* GIVEN PROBLEM: Which lines below hold the word "seaborn"? Copy all of them.

-=-=-

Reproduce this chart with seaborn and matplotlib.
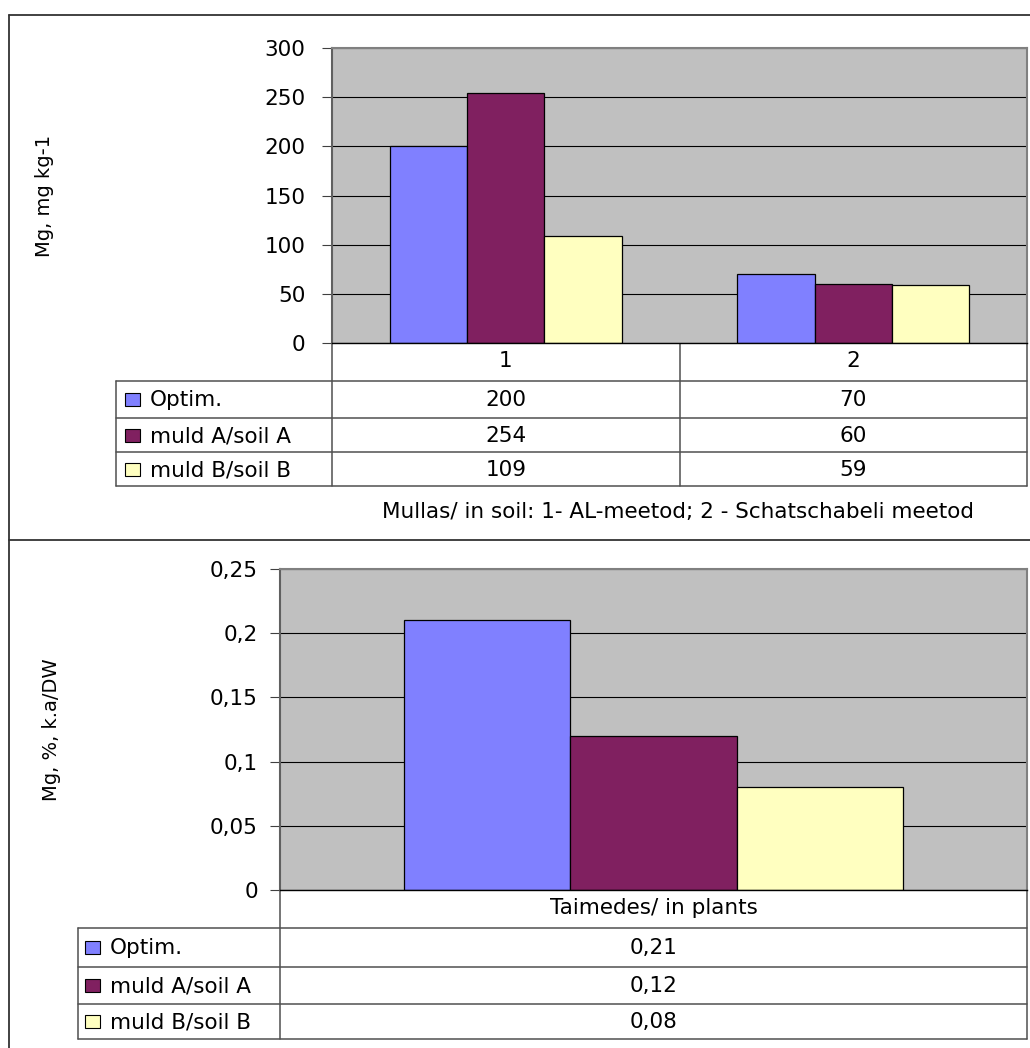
import numpy as np
import pandas as pd
import matplotlib
matplotlib.use("Agg")
import matplotlib.pyplot as plt
import matplotlib.transforms as mtransforms
from matplotlib.patches import Rectangle
import seaborn as sns

# ---------------- data ----------------
series = ["Optim.", "muld A/soil A", "muld B/soil B"]
colors = ["#8080FF", "#802060", "#FFFFC0"]

soil_categories = ["1", "2"]
soil_optim = [200, 70]
soil_muld_a = [254, 60]
soil_muld_b = [109, 59]
soil_yticks = [0, 50, 100, 150, 200, 250, 300]
soil_ylabel = "Mg, mg kg-1"
soil_xlabel = "Mullas/ in soil: 1- AL-meetod; 2 - Schatschabeli meetod"

plant_categories = ["Taimedes/ in plants"]
plant_optim = [0.21]
plant_muld_a = [0.12]
plant_muld_b = [0.08]
plant_yticks = [0, 0.05, 0.1, 0.15, 0.2, 0.25]
plant_ylabel = "Mg, %, k.a/DW"

# ---------------- style ----------------
sns.set_style("white")
plt.rcParams["font.family"] = ["DejaVu Sans"]
plt.rcParams["text.color"] = "black"
plt.rcParams["axes.labelcolor"] = "black"
plt.rcParams["xtick.color"] = "black"
plt.rcParams["ytick.color"] = "black"

W, H = 1030, 1048
fig = plt.figure(figsize=(W / 100, H / 100), dpi=100)
overlay = fig.add_axes([0, 0, 1, 1])
overlay.set_xlim(0, W)
overlay.set_ylim(H, 0)
overlay.axis("off")

LINE = "#505050"
FS = 15.5


def fmt_int(v):
    return f"{v:g}"


def fmt_comma(v):
    return f"{v:g}".replace(".", ",")


def panel(left, top, right, bottom, cats, values, yticks, fmt, ylabel,
          ylabel_x, tab_left, rows_y, key_x, text_x, ypad):
    ax = fig.add_axes([left / W, 1 - bottom / H, (right - left) / W, (bottom - top) / H])
    recs = [(c, s, v) for s, vals in zip(series, values) for c, v in zip(cats, vals)]
    df = pd.DataFrame(recs, columns=["cat", "series", "val"])
    sns.barplot(data=df, x="cat", y="val", hue="series", order=cats,
                hue_order=series, palette=colors, width=0.667, saturation=1,
                edgecolor="black", linewidth=0.9, errorbar=None, legend=False, ax=ax)
    ax.set_facecolor("#C0C0C0")
    ax.set_xlim(-0.5, len(cats) - 0.5)
    ax.set_ylim(yticks[0], yticks[-1])
    ax.set_yticks(yticks)
    ax.set_yticklabels([fmt(v) for v in yticks])
    ax.yaxis.grid(True, color="black", lw=0.8)
    ax.xaxis.grid(False)
    ax.set_axisbelow(True)
    ax.tick_params(axis="y", left=True, length=7, width=0.8, color="#404040",
                   pad=ypad, labelsize=FS, labelcolor="black")
    ax.tick_params(axis="x", length=0, pad=6, labelsize=FS, labelcolor="black")
    for name, sp in ax.spines.items():
        sp.set_visible(True)
        sp.set_color("#808080")
        sp.set_linewidth(1.5)
    ax.spines["bottom"].set_color("black")
    ax.spines["bottom"].set_linewidth(1.0)
    ax.spines["left"].set_color("#606060")
    ax.set_xlabel("")
    ax.set_ylabel(ylabel, fontsize=14, color="black")
    ax.yaxis.label.set_va("center")
    ax.yaxis.set_label_coords((ylabel_x - left) / (right - left), 0.5)

    # data table below the plot
    ncat = len(cats)
    edges = [left + i * (right - left) / ncat for i in range(ncat + 1)]
    for y in rows_y:
        overlay.plot([tab_left, right], [y, y], color=LINE, lw=1.1)
    overlay.plot([tab_left, tab_left], [rows_y[0], rows_y[-1]], color=LINE, lw=1.1)
    for x in edges:
        overlay.plot([x, x], [bottom, rows_y[-1]], color=LINE, lw=1.1)
    trans = mtransforms.blended_transform_factory(ax.transData, overlay.transData)
    for i, (s, col, vals) in enumerate(zip(series, colors, values)):
        yc = (rows_y[i] + rows_y[i + 1]) / 2
        overlay.add_patch(Rectangle((key_x, yc - 6.5), 15, 13, facecolor=col,
                                    edgecolor="black", lw=0.8))
        overlay.text(text_x, yc + 1, s, ha="left", va="center", fontsize=FS,
                     color="black")
        for j, v in enumerate(vals):
            overlay.text(j, yc + 1, fmt(v), transform=trans, ha="center",
                         va="center", fontsize=FS, color="black")
    return ax


# outer frames
overlay.plot([9, 9], [15, H], color="#333333", lw=1.3)
overlay.plot([9, W], [15, 15], color="#333333", lw=1.3)
overlay.plot([9, W], [540, 540], color="#333333", lw=1.3)

ax1 = panel(332, 48, 1027, 343, soil_categories,
            [soil_optim, soil_muld_a, soil_muld_b], soil_yticks, fmt_int,
            soil_ylabel, 45, 116, [381, 418, 452, 486], 125, 150, 12)
overlay.text(678, 512, soil_xlabel, ha="center", va="center", fontsize=FS,
             color="black")

ax2 = panel(280, 569, 1027, 890, plant_categories,
            [plant_optim, plant_muld_a, plant_muld_b], plant_yticks, fmt_comma,
            plant_ylabel, 52, 78, [928, 967, 1004, 1039], 85, 110, 9)

fig.savefig("out.png", dpi=100)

-=-=-

* RESPONSE TO THIS TASK:
Reproduce this chart with seaborn and matplotlib.
import seaborn as sns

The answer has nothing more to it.